Claybourne laughed. “Still philosophical.” He shrugged. “But I think I can ignite your curiosity, as I always have.”
“I’m really not going to begin again, Edward. If this is the point of this meeting.”
The old minister turned his back, holding his hands out to the fire. “There must be something,” he spoke softly into the hearth, “that could convince you to venture, for just a short time, from your safe life?”
“No.”
Adrien received a quick look over the Old Man’s shoulder. It seemed a forewarning, a last chance to come along peacefully. He knew he was about to be pressured in some way. He wondered, briefly, if the giant at the door would be part of it.
He made a vague gesture in that direction. “Are my arms to be broken for me if I don’t comply?”
The Old Man looked genuinely surprised. “Gregory?” He frowned. “No. Gregory is here for
my
protection. And, of course, I wouldn’t want you to leave until I’ve had my say.”
“Are you going to need protection?”
The old minister turned slightly, cocking his old head in an obscurely amused manner. “Yes,” he announced, “I think I may.”
He made a deliberate show of turning to Adrien, as if now braved for a fuller confrontation. “Your life is safe,” he said, “but your grandfather leads a very dangerous life, don’t you think?”
“My grandfather is blessed with political acumen and blind luck. He’s in an absurdly safe position for a former nobleman in France.”
“His luck could change.”
“Could it?”
“I have it on the best authority.”
There was a brief moment before Adrien could ask, “What are you implying?”

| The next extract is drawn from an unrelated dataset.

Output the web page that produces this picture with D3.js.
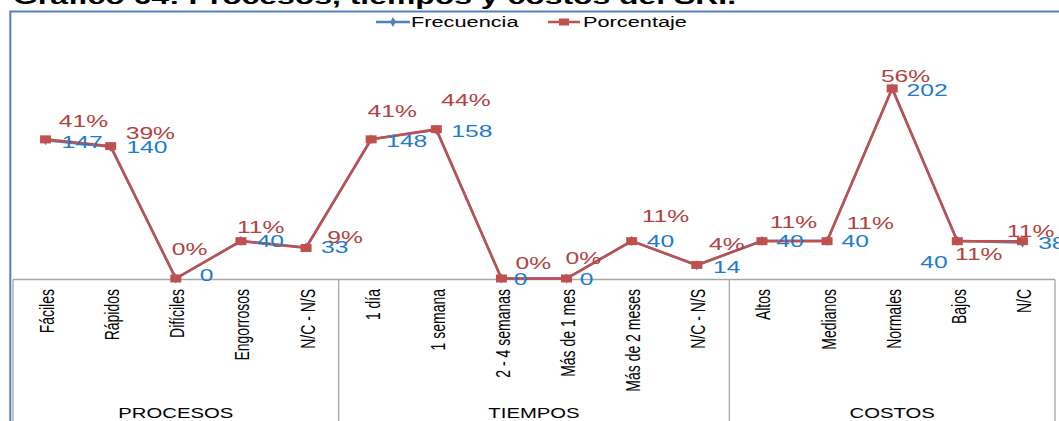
<!DOCTYPE html>
<html><head><meta charset="utf-8">
<script src="https://cdn.jsdelivr.net/npm/d3@7"></script>
<style>html,body{margin:0;padding:0;background:#fff;overflow:hidden}svg{display:block}</style>
</head><body>
<div id="chart"></div>
<script>
// ---- data ----
const categories = ["Fáciles","Rápidos","Difíciles","Engorrosos","N/C - N/S",
  "1 día","1 semana","2 - 4 semanas","Más de 1 mes","Más de 2 meses","N/C - N/S",
  "Altos","Medianos","Normales","Bajos","N/C"];
const groups = ["PROCESOS","TIEMPOS","COSTOS"];
const groupSizes = [5,6,5];
const frecuencia = [147,140,0,40,33,148,158,0,0,40,14,40,40,202,40,38];
const porcentaje = [41,39,0,11,9,41,44,0,0,11,4,11,11,56,11,11];
const seriesNames = ["Frecuencia","Porcentaje"];
const title = "Gráfico 64: Procesos, tiempos y costos del SRI.";

// ---- layout (label offsets relative to markers) ----
const blueLab = [[16,1.7],[15.7,0.7],[24,-4],[15.7,0.3],[15,-0.3],[15,2],[15,1],[12.3,0.7],[13.3,0.7],[15,0.3],[16.3,2],[14.4,0.3],[14.4,0.3],[14.4,1.7],[-9.6,21.3,"end"],[15.7,0.3]];
const redLab = [[13.3,-18.3],[15,-12.8],[-4,-29.5],[-4,-14.2],[21.3,-10.8],[-3.7,-28],[5,-29.5],[14,-15.3],[-1,-20.3],[10,-24.7],[12.3,-21],[7.7,-18.7],[19.4,-17.7],[-11.3,-12.8],[-2.3,13.3],[-15.6,-9.7]];

const W = 1059, H = 421, SX = 1.45;
const FONT = "'Liberation Sans', Arial, sans-serif";
const RED = "#C0504D", REDTXT = "#B0433F", BLUE = "#4F81BD", BLUETXT = "#1C7CCB", GRID = "#A6A6A6";

const svg = d3.select("#chart").append("svg").attr("width", W).attr("height", H);

const x = d3.scalePoint().domain(d3.range(categories.length)).range([13, 1055]).padding(0.5);
const step = x.step();
const left = 13, right = 1055;
const y = d3.scaleLinear().domain([0, 250]).range([278.5, 43.3]);
const y2 = d3.scaleLinear().domain([0, 56 * 250 / 202]).range([278.5, 43.3]);

function stext(parent, tx, ty, str) {
  return parent.append("g").attr("transform", `translate(${tx},${ty}) scale(${SX},1)`)
    .append("text").text(str);
}

// title (cut off at top)
stext(svg, 13, 4, title).attr("font-family", FONT).attr("font-weight", "bold")
  .attr("font-size", 22).attr("fill", "#000");

// outer border
svg.append("path").attr("d", `M10.3,${H} V11.5 H${W}`).attr("fill", "none")
  .attr("stroke", BLUE).attr("stroke-width", 2);

// legend
const lg = svg.append("g");
lg.append("line").attr("x1", 376).attr("x2", 410).attr("y1", 22).attr("y2", 22).attr("stroke", BLUE).attr("stroke-width", 2.5);
lg.append("path").attr("d", d3.symbol(d3.symbolDiamond, 30)()).attr("transform", "translate(393,22)").attr("fill", BLUE);
stext(lg, 411, 26.7, seriesNames[0]).attr("font-family", FONT).attr("font-size", 15).attr("fill", "#000");
lg.append("line").attr("x1", 548).attr("x2", 580).attr("y1", 22).attr("y2", 22).attr("stroke", RED).attr("stroke-width", 2.5);
lg.append("rect").attr("x", 559).attr("y", 18.5).attr("width", 10).attr("height", 7).attr("fill", RED);
stext(lg, 583, 26.7, seriesNames[1]).attr("font-family", FONT).attr("font-size", 15).attr("fill", "#000");

// category axis box
const ax = svg.append("g").attr("stroke", GRID).attr("stroke-width", 1.3).attr("fill", "none");
ax.append("line").attr("x1", left).attr("x2", right).attr("y1", 279.5).attr("y2", 279.5);
let cum = 0;
const bounds = [0];
groupSizes.forEach(s => { cum += s; bounds.push(cum); });
bounds.forEach(b => {
  const bx = left + b * step;
  ax.append("line").attr("x1", bx).attr("x2", bx).attr("y1", 279.5).attr("y2", H);
});

// tick labels (rotated)
categories.forEach((c, i) => {
  svg.append("g").attr("transform", `translate(${x(i) + 1.5},289) scale(${SX},1) rotate(-90)`)
    .append("text").text(c).attr("text-anchor", "end").attr("dominant-baseline", "central")
    .attr("font-family", FONT).attr("font-size", 14).attr("fill", "#000");
});
// group labels
groups.forEach((g, k) => {
  const cx = left + (bounds[k] + bounds[k + 1]) / 2 * step;
  stext(svg, cx, 418, g).attr("text-anchor", "middle").attr("font-family", FONT)
    .attr("font-size", 14).attr("fill", "#000");
});

// series: Frecuencia (blue, underneath)
const lineF = d3.line().x((d, i) => x(i)).y(d => y(d));
svg.append("path").datum(frecuencia).attr("d", lineF).attr("fill", "none").attr("stroke", BLUE).attr("stroke-width", 2.5);
svg.selectAll(".dm").data(frecuencia).join("path").attr("d", d3.symbol(d3.symbolDiamond, 30)())
  .attr("transform", (d, i) => `translate(${x(i)},${y(d)})`).attr("fill", BLUE);

// series: Porcentaje (red, secondary axis)
const lineP = d3.line().x((d, i) => x(i)).y(d => y2(d));
svg.append("path").datum(porcentaje).attr("d", lineP).attr("fill", "none").attr("stroke", RED).attr("stroke-width", 2.5);
svg.selectAll(".sq").data(porcentaje).join("rect")
  .attr("x", (d, i) => x(i) - 5.5).attr("y", d => y2(d) - 4).attr("width", 11).attr("height", 8).attr("fill", RED);

// data labels
frecuencia.forEach((d, i) => {
  const o = blueLab[i];
  stext(svg, x(i) + o[0], y(d) + o[1] + 6, String(d)).attr("text-anchor", o[2] || "start")
    .attr("font-family", FONT).attr("font-size", 17).attr("fill", BLUETXT);
});
porcentaje.forEach((d, i) => {
  const o = redLab[i];
  stext(svg, x(i) + o[0], y2(d) + o[1] + 6, d + "%").attr("font-family", FONT)
    .attr("font-size", 17).attr("fill", REDTXT);
});
</script>
</body></html>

The Old Man raised his brow and left the threat unspoken. He seemed to be savoring some better secret. Then, like a child in the knowledge of how secrets are most wonderful—in the telling—he went to the desk and dug into a side drawer. He produced a carved box. A humidor that Adrien recognized.
“Cigar?”
“No, thank you.”
“Give it up?”
“How did you get that?” The box belonged to the French grandfather.
“It was by his bed. But we’ll put it back. I promise.”
Adrien watched, puzzled at the foolish pranks of the English statesman. If this was more melodramatic “fun,” he found it to be in exceedingly poor taste.